Our teacher during this course was a former student at the very same Character Animation education at The Animation Workhop which I'm currently attending, the wunderkind Frederik Villumsen assisted by Henrik S√łnniksen.

Saturday, October 8, 2011

Animation Basics 4: The Flour Sack ...and a Thank You

Animating the infamous flour sack is standard procedure when learning animation; it combines most of the basic principles in animation at their most basic states. Besides from being a great excersise it weight and acting, a thing I really learned a lot about whilst doing this assignment was timing. I can now say that I truly understand what is meant with animation being like music. Animation needs the same kind of variation in timing as music needs variation between brief and lasting, high and low notes - this is the way to keep an audience hooked when viewing longer clips. But timing is also crucial when you want to not only express an action but create life. For instance, for how long should a character look at an object before it reacts to it? It should not only look at the object for long enough that the audience understands that it is looking, it should look long enough that the audience believes that the character is seeing, thinking and processing what it's seeing. This is key in creating life; making each action you force upon a character seem like it comes from the character itself. These are just some of the many things I discovered and realized during the 5 days of doing this seemingly simple clip of animation.


The flour sack concludes a 4 week course in basic animation with Mike Polvani (Hades from Disney's Hercules, The Iron Giant, The Little Mermaid) and his wife Cathlin (The Prince fo Egypt, The Powerpuff Girls). They have both offered great support; not only are they great artists, they're great people. Thank you.

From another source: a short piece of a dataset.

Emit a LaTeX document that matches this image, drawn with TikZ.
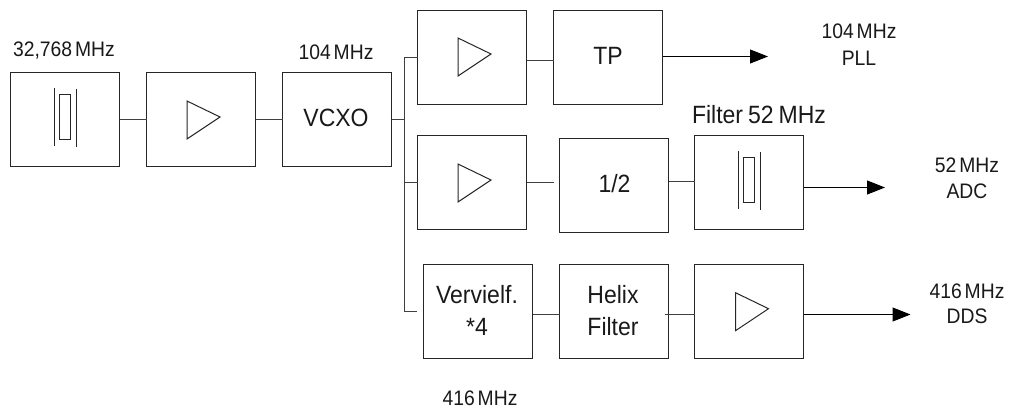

Me and Mike Polvani in a badly staged photo - it's just too hard not to smile around these people :-)

Sunday, October 2, 2011

Animation Basics 3: Hitting A Table

In one day we had to animate a character (in my case, Trix) who was hitting a table with a hammer. The sequence had to loop but before it did so, it had to last exactly 50 frames. I focused mainly on the timing of the movement rather than the timing of the clip in my first attempt to solve the task:



Then I realized that my animation lasted only 18 frames so it was back to the drawing board - litteraly. Having little time to finish off the assignment, I chose to use limited animation to add another little touch to the movement, along with some more inbetweens (the added inbetweens aren't clean up but I think the result of this - making the character blink - is a nice way of showing exactly where I put in more drawings):


This week, I will finally get to animate the infamous Disney flour sack!